Frankly, I’ve never really hidden my atheism. I’ve never had to. But my decision to be more vocal about it, to encourage debate and to look at the issues that concern me as a human being was, it has to be said, partially prompted… substantially prompted by the overwhelming assault from Christianity I started to see online. On my MySpace page, for example, I’d selected “atheist” not as some kind of statement but merely in the same way that I had selected “male”. When I started receiving friend requests from Christians intent on showing me the error of my ways, however, I dashed along as quickly as was humanly possible to Richard Dawkins’s website and found one of those nice red “A”s to stick on my then blog over at MySpace.
There seemed a lack of balance in cyberspace. In a virtual sense, I felt as if I were at times living in the American Bible Belt.
And when I started to see similar religious attitudes creeping more forcefully into the UK, I didn’t believe that I had any choice other than to continue to openly and unapologetically express my views. The things I held dear were being gradually undermined.
And it would seem that they still are:
“Doctor Adam Rutherford has told Teachers TV News he has serious concerns over the findings of a survey on creationism in the classroom.
“Nearly a third of teachers, who responded to an email poll for Teachers TV, think creationism or intelligent design should be given the same status as evolution.
“Of the 248 science teachers who responded, 18% agreed that the two should have equal status.
“Dr Rutherford says that science teachers with those views need retraining or should be taken out of the classroom if they refuse to change their opinion.”
18%. It quite possibly doesn’t sound a whole lot to many people — and I know that some of my readers would argue (wrongly) that the 18% are quite correct. But given the number of teachers in the UK, this is a significant body of people. A body of people that does not understand scientific principles, or is perhaps taking the politically correct stance — afraid for whatever reason to challenge religious belief in the science classroom. A body of people that, as Dr Rutherford says, should be removed from their posts unless they teach the syllabus as it’s meant to be taught.
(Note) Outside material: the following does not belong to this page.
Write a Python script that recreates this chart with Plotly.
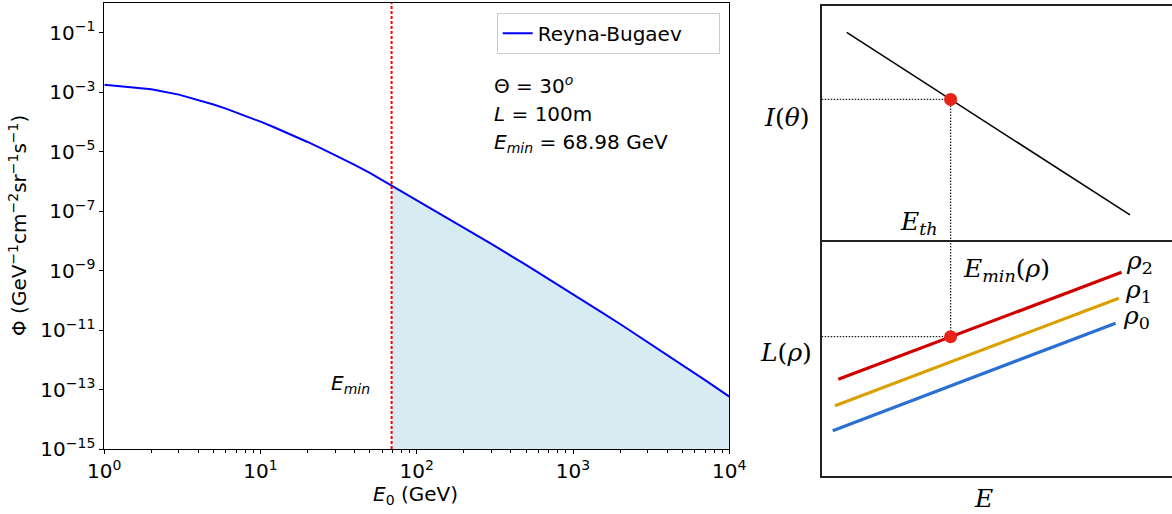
import plotly.graph_objects as go

W, H = 1172, 514

# ---------------- Left panel data ----------------
energy_gev = [1, 2, 3, 4, 5, 6, 7, 8, 10, 12, 15, 20, 25, 30, 40, 50, 69, 100, 150, 200,
              300, 500, 700, 1000, 1500, 2000, 3000, 5000, 7000, 10000]
flux = [1.78e-3, 1.26e-3, 8.3e-4, 5.5e-4, 3.85e-4, 2.80e-4, 2.10e-4, 1.62e-4, 1.02e-4,
        6.9e-5, 4.19e-5, 2.12e-5, 1.22e-5, 7.66e-6, 3.57e-6, 1.93e-6, 7.2e-7, 2.40e-7,
        6.9e-8, 2.84e-8, 7.9e-9, 1.55e-9, 5.2e-10, 1.62e-10, 4.2e-11, 1.60e-11, 4.0e-12,
        6.8e-13, 2.07e-13, 5.8e-14]
e_min = 68.98
x_tick_vals = [1, 10, 100, 1000, 10000]
x_tick_text = ["10<sup>0</sup>", "10<sup>1</sup>", "10<sup>2</sup>", "10<sup>3</sup>", "10<sup>4</sup>"]
y_tick_vals = [1e-1, 1e-3, 1e-5, 1e-7, 1e-9, 1e-11, 1e-13, 1e-15]
y_tick_text = ["10<sup>−1</sup>", "10<sup>−3</sup>", "10<sup>−5</sup>", "10<sup>−7</sup>",
               "10<sup>−9</sup>", "10<sup>−11</sup>", "10<sup>−13</sup>", "10<sup>−15</sup>"]
y_floor = 1e-15
y_ceil = 1.0

# ---------------- Right panel schematic data (arbitrary units 0..10) ----------------
intensity_line_x = [0.714, 8.80]
intensity_line_y = [8.86, 1.07]
threshold_point = (3.68, 6.0)
rho2_x, rho2_y = [0.474, 8.56], [4.09, 8.63]
rho1_x, rho1_y = [0.38, 8.48], [2.97, 7.53]
rho0_x, rho0_y = [0.314, 8.39], [1.91, 6.47]
lmin_point = (3.68, 5.90)

fig = go.Figure()

# fill under curve above E_min
fill_x = [e for e in energy_gev if e >= e_min]
fill_y = [f for e, f in zip(energy_gev, flux) if e >= e_min]
fig.add_trace(go.Scatter(
    x=[e_min] + fill_x + [fill_x[-1], e_min],
    y=[fill_y[0]] + fill_y + [y_floor, y_floor],
    fill="toself", fillcolor="rgba(173,216,230,0.5)", mode="lines",
    line=dict(width=0), hoverinfo="skip", showlegend=False, xaxis="x", yaxis="y"))

fig.add_trace(go.Scatter(x=energy_gev, y=flux, mode="lines", name="Reyna-Bugaev",
                         line=dict(color="blue", width=2), xaxis="x", yaxis="y"))

fig.add_trace(go.Scatter(x=[e_min, e_min], y=[y_floor, y_ceil], mode="lines",
                         line=dict(color="red", width=2, dash="3px,2px"),
                         showlegend=False, xaxis="x", yaxis="y"))

# ---------------- right top ----------------
dot_style = dict(color="#222", width=1.3, dash="1.5px,1.5px")
fig.add_trace(go.Scatter(x=intensity_line_x, y=intensity_line_y, mode="lines",
                         line=dict(color="black", width=1.5), showlegend=False,
                         xaxis="x2", yaxis="y2"))
fig.add_trace(go.Scatter(x=[0, threshold_point[0]], y=[threshold_point[1]] * 2, mode="lines",
                         line=dot_style, showlegend=False, xaxis="x2", yaxis="y2"))
fig.add_trace(go.Scatter(x=[threshold_point[0]] * 2, y=[threshold_point[1], 0], mode="lines",
                         line=dot_style, showlegend=False, xaxis="x2", yaxis="y2"))
fig.add_trace(go.Scatter(x=[threshold_point[0]], y=[threshold_point[1]], mode="markers",
                         marker=dict(color="#e8231a", size=13), showlegend=False,
                         xaxis="x2", yaxis="y2"))

# ---------------- right bottom ----------------
fig.add_trace(go.Scatter(x=[lmin_point[0]] * 2, y=[10, lmin_point[1]], mode="lines",
                         line=dot_style, showlegend=False, xaxis="x3", yaxis="y3"))
fig.add_trace(go.Scatter(x=[0, lmin_point[0]], y=[lmin_point[1]] * 2, mode="lines",
                         line=dot_style, showlegend=False, xaxis="x3", yaxis="y3"))
for lx, ly, col in [(rho0_x, rho0_y, "#2a70d2"), (rho1_x, rho1_y, "#d9a000"), (rho2_x, rho2_y, "#d10000")]:
    fig.add_trace(go.Scatter(x=lx, y=ly, mode="lines", line=dict(color=col, width=3.2),
                             showlegend=False, xaxis="x3", yaxis="y3"))
fig.add_trace(go.Scatter(x=[lmin_point[0]], y=[lmin_point[1]], mode="markers",
                         marker=dict(color="#e8231a", size=13), showlegend=False,
                         xaxis="x3", yaxis="y3"))

def px(x):
    return x / W

def py(y):
    return 1 - y / H

tick_font = dict(family="DejaVu Sans", size=20, color="black")
label_font = dict(family="DejaVu Sans", size=20, color="black")
serif = dict(family="DejaVu Serif", size=25, color="black")
box = "#222"

plain = dict(showticklabels=False, ticks="", showgrid=False, zeroline=False,
             automargin=False, range=[0, 10])

fig.update_layout(
    width=W, height=H, margin=dict(l=0, r=0, t=0, b=0, autoexpand=False),
    paper_bgcolor="white", plot_bgcolor="white",
    xaxis=dict(type="log", range=[0, 4], domain=[px(104.3), px(729.3)],
               tickmode="array", tickvals=x_tick_vals, ticktext=x_tick_text,
               ticks="outside", ticklen=4, tickcolor="black", tickfont=tick_font,
               showline=True, linecolor="black", linewidth=1, mirror=True,
               showgrid=False, zeroline=False, anchor="y", automargin=False,
               minor=dict(ticks="outside", ticklen=2.5, tickcolor="black",
                          tickvals=[m * 10 ** d for d in range(4) for m in range(2, 10)],
                          showgrid=False)),
    yaxis=dict(type="log", range=[-15, 0], domain=[py(449), py(3)],
               tickmode="array", tickvals=y_tick_vals, ticktext=y_tick_text,
               ticks="outside", ticklen=4, tickcolor="black", tickfont=tick_font,
               showline=True, linecolor="black", linewidth=1, mirror=True,
               showgrid=False, zeroline=False, anchor="x", automargin=False),
    xaxis2=dict(domain=[px(821.7), 1.0], anchor="y2",
                showline=True, mirror=True, linecolor=box, linewidth=1.8, **plain),
    yaxis2=dict(domain=[py(240), py(5.7)], anchor="x2",
                showline=True, mirror=False, linecolor=box, linewidth=1.8, **plain),
    xaxis3=dict(domain=[px(821.7), 1.0], anchor="y3",
                showline=True, mirror=False, linecolor=box, linewidth=1.8, **plain),
    yaxis3=dict(domain=[py(475.7), py(240)], anchor="x3",
                showline=True, mirror=False, linecolor=box, linewidth=1.8, **plain),
    legend=dict(x=px(496.7), y=py(12.7), xanchor="left", yanchor="top",
                orientation="h", entrywidth=176, entrywidthmode="pixels",
                bgcolor="white", bordercolor="#cccccc", borderwidth=1,
                font=dict(family="DejaVu Sans", size=20, color="black")),
    showlegend=True,
)

ann = []
def add(text, x, y, font, xanchor="center", yanchor="middle", angle=0):
    ann.append(dict(text=text, x=px(x), y=py(y), xref="paper", yref="paper",
                    showarrow=False, font=font, xanchor=xanchor, yanchor=yanchor,
                    textangle=angle))

# left panel labels
add("<i>E</i><sub>0</sub> (GeV)", 415, 495, label_font)
add("Φ (GeV<sup>−1</sup>cm<sup>−2</sup>sr<sup>−1</sup>s<sup>−1</sup>)", 18, 226, label_font, angle=-90)
add("<i>E<sub>min</sub></i>", 350, 384, label_font)
add("Θ = 30<sup><i>o</i></sup>", 491.7, 85, label_font, xanchor="left")
add("<i>L</i> = 100m", 491.7, 114, label_font, xanchor="left")
add("<i>E<sub>min</sub></i> = 68.98 GeV", 491.7, 143, label_font, xanchor="left")

# right panel labels
add("<i>I</i>(<i>θ</i>)", 786, 118, serif)
add("<i>L</i>(<i>ρ</i>)", 786, 352, serif)
add("<i>E<sub>th</sub></i>", 919, 223, serif)
add("<i>E<sub>min</sub></i>(<i>ρ</i>)", 1006, 270, serif)
add("<i>ρ</i><sub>2</sub>", 1139, 262, serif)
add("<i>ρ</i><sub>1</sub>", 1138, 291, serif)
add("<i>ρ</i><sub>0</sub>", 1136, 317, serif)
add("<i>E</i>", 983, 498, serif)

fig.update_layout(annotations=ann)
fig.write_html("out.html")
The insidiousness of creationism, it would seem, continues to make its mark in British schools, presenting a distorted view of science and attributing an utterly ridiculous equality to mythological mumbo-jumbo.
If we are to protect and nurture scientific development in the UK — continue to build a future founded on fact, logic, science and rationalism so that we all might enjoy the benefits — it’s vital that such opinions be relegated to their deserved position.
Religious Studies lessons or, even better, History.